Em todos esses encontros o que se sobreleva é o respeito por ele jamais ter-se afastado das bases sociais (algo tão reclamado hoje em nossas organizações de esquerda – de partidos a sindicatos, de entidades estudantis a movimentos comunitários), a admiração profunda por seus laços com os guetos de extrema pobreza; por sua coragem de enfrentar as situações mais adversas com espírito de luta, sua persistência no combate ao racismo e sua incrível capacidade de organização.

Num momento em que as esquerdas no mundo todo se encontram acossadas por forças conservadoras, não seria ocioso estudar criticamente as estratégias empregadas por líderes como Malcolm X, assassinado exatamente pelo sucesso de suas ações juntos às bases da sociedade. É o que tenho feito nos últimos anos, também em relação a Luther King, Nelson Mandela (sobre o qual escrevi um, livro O jovem Mandela, em 2013) e Patrice Lumumba (sobre o qual pesquiso atualmente).

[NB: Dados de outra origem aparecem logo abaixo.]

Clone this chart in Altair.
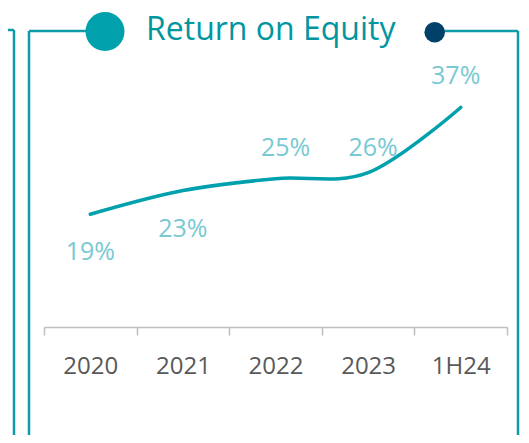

Para semelhante trabalho convido os amigos pesquisadores, escritores e intelectuais, por entender que na trajetória de líderes como esses residem muitas lições a serem extraídas acerca dos resultados péssimos que colhemos quando nos afastamos do duríssimo mas decisivo trabalho de organização de bases – que teve em Malcolm X um de seus mais criativos e bem sucedido mestres. A NOI, Nation of Islam, seita em que ingressou ainda na prisão, tinha perto de 400 membros quando ele aderiu a ela. Doze anos depois, fruto de suas estratégias de “pescaria” – como ele as chamava, ela contava com 40.000 militantes fortemente organizados e perto de 400.000 adeptos por todos dos EUA.

A história tem demonstrado que, quando perdemos as bases, perdemos em seguida a própria direção. Os últimos duzentos anos do mundo são pródigos em exemplos de organizações revolucionárias que se corromperam em sua trajetória em busca do poder exatamente por terem perdido a própria alma: a fidelidade para com as classes trabalhadoras, os pobres, os injustiçados e perseguidos pelo sistema capitalista, os expulsos para as periferias geográficas e sociais, os confinados em guetos de extrema pobreza e violência – a essa fidelidade (uma vez que o critério da verdade é a prática) que só pode ser concretizada no trabalho real, permanente, persistente junto a essas mesmas bases sociais, razão de ser de todo movimento revolucionário contemporâneo.